# Information shown
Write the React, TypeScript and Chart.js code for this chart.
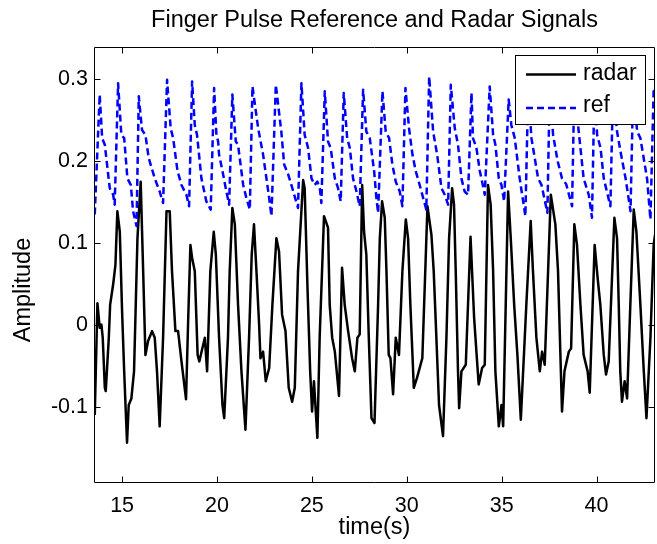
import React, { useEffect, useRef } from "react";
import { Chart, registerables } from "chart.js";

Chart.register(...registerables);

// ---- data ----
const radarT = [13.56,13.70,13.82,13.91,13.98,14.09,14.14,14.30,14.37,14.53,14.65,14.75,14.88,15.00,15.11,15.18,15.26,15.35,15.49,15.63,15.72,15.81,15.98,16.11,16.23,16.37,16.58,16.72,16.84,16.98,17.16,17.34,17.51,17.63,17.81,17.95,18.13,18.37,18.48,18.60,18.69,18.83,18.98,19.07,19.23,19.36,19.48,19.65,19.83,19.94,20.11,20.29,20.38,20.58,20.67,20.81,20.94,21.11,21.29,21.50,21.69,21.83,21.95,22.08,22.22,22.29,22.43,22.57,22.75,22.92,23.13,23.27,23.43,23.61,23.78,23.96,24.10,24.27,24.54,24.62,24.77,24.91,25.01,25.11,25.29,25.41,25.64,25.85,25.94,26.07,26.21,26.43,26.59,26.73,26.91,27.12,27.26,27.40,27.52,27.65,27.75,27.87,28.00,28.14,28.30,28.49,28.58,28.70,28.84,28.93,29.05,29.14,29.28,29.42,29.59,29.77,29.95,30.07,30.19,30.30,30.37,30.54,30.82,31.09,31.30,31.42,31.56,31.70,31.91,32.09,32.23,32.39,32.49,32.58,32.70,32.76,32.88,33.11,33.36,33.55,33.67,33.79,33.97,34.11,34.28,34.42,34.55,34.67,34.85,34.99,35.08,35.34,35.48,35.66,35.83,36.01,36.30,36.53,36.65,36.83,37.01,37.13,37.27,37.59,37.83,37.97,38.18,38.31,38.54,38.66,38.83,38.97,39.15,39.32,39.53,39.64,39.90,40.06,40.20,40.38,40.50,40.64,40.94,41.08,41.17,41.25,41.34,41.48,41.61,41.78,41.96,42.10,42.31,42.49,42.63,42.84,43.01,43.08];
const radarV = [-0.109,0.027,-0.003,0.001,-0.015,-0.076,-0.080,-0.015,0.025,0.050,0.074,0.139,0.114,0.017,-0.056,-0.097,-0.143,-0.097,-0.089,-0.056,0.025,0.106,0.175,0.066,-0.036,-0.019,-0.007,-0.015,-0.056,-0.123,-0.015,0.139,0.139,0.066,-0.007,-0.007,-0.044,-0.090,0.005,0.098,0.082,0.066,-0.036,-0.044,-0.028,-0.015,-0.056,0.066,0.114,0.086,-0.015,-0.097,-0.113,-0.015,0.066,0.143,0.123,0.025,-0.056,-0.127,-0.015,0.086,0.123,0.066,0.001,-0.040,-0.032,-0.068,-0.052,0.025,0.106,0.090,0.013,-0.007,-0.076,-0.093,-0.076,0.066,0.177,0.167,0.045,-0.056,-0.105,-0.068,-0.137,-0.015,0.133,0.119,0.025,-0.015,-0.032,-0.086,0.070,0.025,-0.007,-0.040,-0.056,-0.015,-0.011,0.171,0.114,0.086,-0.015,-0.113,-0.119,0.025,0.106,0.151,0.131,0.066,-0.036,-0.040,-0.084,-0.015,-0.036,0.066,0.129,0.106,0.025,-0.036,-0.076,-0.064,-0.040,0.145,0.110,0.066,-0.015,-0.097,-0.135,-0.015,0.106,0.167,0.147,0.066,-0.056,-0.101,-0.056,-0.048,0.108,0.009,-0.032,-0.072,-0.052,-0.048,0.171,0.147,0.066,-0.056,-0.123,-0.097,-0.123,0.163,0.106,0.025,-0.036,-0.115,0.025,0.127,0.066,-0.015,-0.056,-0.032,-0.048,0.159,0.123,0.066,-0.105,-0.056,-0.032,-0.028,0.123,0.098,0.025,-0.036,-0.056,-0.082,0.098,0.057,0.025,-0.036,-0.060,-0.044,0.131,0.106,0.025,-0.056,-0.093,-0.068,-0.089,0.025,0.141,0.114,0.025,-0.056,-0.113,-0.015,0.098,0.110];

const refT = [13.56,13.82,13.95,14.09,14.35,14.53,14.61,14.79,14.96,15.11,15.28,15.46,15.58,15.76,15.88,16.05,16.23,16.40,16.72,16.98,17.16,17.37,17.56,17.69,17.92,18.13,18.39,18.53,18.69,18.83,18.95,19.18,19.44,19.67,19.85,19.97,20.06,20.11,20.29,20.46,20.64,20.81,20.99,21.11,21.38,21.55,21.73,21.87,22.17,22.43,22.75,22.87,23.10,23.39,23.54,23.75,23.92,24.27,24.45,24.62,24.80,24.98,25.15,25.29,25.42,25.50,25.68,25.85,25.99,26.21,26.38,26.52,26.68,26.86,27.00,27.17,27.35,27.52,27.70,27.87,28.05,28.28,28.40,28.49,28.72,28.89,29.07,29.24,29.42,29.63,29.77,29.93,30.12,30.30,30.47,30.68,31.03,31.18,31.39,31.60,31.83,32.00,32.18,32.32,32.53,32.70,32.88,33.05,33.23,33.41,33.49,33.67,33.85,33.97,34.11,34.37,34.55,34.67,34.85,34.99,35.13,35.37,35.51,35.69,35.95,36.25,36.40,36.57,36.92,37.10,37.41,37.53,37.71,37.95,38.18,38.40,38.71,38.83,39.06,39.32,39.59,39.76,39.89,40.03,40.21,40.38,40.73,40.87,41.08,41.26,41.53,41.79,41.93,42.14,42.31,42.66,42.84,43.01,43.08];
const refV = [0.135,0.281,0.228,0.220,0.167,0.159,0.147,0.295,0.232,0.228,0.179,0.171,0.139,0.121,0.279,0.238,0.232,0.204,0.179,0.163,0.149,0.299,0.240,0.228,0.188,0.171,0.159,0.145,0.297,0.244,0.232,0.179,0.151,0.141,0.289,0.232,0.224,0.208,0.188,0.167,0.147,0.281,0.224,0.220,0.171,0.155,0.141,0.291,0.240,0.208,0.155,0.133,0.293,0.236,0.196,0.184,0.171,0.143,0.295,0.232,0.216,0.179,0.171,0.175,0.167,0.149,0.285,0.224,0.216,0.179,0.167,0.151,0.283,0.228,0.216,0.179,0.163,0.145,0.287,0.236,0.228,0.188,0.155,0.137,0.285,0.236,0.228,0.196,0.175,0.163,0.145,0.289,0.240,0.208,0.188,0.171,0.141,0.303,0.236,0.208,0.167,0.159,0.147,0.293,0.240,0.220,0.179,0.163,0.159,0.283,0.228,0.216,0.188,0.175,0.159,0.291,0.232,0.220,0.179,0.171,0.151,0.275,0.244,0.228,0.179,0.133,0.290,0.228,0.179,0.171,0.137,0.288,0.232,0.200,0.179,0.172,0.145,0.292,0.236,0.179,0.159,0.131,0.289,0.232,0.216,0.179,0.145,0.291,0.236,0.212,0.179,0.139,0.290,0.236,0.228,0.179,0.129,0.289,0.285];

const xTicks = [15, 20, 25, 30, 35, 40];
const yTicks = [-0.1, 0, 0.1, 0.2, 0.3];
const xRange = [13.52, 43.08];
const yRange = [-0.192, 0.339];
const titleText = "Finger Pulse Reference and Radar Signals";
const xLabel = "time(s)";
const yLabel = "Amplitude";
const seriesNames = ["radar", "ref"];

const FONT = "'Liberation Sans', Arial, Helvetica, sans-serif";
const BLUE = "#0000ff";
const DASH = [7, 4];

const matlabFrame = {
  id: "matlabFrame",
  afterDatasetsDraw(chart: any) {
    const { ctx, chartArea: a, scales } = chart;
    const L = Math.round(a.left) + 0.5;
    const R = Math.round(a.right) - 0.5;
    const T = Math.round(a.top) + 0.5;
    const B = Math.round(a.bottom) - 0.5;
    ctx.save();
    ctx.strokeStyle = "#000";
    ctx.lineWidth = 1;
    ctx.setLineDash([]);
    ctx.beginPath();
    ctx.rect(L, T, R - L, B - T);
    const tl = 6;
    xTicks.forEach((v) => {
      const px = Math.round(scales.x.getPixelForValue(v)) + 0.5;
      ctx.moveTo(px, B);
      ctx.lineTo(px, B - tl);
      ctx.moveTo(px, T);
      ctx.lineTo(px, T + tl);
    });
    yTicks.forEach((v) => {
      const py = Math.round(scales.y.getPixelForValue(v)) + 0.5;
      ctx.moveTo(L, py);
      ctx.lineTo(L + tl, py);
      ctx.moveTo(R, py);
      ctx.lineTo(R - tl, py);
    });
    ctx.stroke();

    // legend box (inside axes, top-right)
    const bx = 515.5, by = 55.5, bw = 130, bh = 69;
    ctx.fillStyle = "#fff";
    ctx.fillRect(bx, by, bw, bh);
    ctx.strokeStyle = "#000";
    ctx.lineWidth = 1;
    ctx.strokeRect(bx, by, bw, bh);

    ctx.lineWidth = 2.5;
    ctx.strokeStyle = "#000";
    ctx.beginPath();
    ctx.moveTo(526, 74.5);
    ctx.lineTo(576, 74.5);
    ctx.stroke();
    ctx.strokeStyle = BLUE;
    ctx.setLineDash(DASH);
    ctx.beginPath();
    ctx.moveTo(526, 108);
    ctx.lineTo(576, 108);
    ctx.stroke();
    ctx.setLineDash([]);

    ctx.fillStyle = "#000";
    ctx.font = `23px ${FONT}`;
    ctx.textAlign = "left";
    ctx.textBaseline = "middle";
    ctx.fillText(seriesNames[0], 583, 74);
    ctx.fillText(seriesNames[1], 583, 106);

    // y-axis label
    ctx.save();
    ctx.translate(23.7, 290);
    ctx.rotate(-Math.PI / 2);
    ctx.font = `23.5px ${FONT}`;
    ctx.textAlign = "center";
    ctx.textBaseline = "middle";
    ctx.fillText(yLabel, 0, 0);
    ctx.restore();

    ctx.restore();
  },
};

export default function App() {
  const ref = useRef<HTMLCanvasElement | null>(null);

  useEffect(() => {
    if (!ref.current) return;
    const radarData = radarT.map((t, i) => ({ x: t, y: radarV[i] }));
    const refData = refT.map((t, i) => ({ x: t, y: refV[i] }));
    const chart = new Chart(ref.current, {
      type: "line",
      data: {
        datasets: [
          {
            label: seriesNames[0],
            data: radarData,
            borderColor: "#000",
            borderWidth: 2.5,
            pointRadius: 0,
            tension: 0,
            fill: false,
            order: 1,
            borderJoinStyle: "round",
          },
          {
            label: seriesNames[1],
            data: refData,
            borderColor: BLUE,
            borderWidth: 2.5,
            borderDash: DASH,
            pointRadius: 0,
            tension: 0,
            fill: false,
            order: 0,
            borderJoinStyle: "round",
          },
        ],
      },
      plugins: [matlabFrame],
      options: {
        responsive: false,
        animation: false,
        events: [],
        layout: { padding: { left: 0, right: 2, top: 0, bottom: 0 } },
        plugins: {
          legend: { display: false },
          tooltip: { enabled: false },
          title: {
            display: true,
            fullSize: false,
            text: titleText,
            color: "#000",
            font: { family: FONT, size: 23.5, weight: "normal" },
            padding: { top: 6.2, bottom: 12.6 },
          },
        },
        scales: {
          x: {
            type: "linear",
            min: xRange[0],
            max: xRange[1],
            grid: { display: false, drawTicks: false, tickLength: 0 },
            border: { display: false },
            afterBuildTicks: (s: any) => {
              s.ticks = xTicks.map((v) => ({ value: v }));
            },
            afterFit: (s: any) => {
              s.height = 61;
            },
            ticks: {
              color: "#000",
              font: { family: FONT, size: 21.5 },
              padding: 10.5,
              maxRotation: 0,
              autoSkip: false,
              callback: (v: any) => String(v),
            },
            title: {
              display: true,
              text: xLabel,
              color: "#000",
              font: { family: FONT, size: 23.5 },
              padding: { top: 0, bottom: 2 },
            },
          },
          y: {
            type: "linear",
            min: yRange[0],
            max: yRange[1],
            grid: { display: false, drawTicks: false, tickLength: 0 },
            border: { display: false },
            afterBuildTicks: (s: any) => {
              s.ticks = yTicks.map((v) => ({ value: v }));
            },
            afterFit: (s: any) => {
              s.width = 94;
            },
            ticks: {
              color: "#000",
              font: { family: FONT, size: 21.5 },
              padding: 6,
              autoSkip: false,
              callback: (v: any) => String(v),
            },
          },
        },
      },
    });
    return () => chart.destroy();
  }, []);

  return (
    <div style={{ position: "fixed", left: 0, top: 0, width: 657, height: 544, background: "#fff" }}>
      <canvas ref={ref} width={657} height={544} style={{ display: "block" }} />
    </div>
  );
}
==
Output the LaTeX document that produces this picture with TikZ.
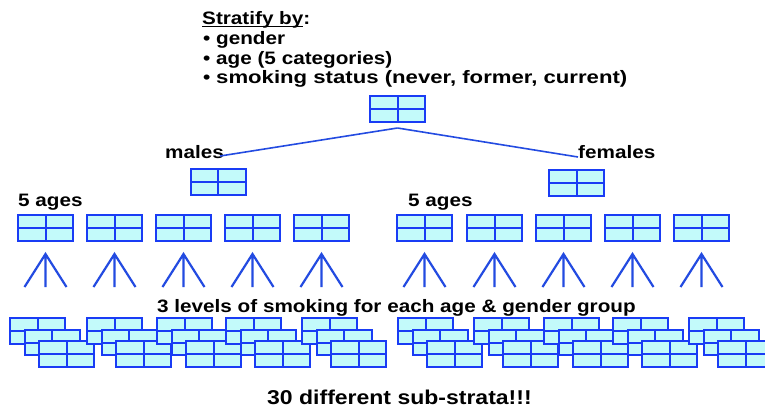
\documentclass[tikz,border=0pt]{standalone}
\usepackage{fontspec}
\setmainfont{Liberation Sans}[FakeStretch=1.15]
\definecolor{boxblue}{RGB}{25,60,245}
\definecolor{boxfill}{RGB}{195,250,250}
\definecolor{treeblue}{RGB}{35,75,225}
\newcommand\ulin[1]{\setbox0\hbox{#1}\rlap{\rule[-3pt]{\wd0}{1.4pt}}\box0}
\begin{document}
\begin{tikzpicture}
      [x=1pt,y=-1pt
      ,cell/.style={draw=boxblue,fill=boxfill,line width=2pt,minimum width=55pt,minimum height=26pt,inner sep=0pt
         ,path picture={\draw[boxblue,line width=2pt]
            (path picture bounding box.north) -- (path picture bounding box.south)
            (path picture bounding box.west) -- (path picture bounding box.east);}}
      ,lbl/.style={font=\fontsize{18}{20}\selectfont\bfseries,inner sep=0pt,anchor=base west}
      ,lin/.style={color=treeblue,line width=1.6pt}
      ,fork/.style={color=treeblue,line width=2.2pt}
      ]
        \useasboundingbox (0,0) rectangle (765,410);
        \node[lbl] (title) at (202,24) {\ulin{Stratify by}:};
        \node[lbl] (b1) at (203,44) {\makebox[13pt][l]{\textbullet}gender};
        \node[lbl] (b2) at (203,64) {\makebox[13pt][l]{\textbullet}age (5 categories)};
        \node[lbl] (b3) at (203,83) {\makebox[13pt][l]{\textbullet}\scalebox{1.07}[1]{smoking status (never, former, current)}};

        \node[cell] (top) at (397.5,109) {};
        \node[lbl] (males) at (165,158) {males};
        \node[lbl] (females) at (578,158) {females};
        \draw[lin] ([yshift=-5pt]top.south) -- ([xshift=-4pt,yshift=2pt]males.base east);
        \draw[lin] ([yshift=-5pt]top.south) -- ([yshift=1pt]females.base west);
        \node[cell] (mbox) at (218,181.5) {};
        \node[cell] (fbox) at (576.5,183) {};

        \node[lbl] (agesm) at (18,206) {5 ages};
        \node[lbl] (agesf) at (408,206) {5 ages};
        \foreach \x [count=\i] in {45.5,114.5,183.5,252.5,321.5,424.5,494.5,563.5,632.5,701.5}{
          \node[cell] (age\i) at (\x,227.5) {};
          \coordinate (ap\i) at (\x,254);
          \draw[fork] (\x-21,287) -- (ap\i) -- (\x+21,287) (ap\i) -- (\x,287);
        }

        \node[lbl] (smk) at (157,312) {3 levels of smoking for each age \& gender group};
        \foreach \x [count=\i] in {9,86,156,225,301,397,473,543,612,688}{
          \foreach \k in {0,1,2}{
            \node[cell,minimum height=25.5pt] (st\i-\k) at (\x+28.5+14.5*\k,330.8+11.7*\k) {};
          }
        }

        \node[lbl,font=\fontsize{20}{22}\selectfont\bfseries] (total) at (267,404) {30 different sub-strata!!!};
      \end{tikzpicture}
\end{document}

# Job
Repeat, word for word, the lines of the material above from the one holding "Write the React, TypeScript" through the one holding "Chart.register(...registerables);". Leave out pictures.

# Exercise answer
Write the React, TypeScript and Chart.js code for this chart.
import React, { useEffect, useRef } from "react";
import { Chart, registerables } from "chart.js";

Chart.register(...registerables);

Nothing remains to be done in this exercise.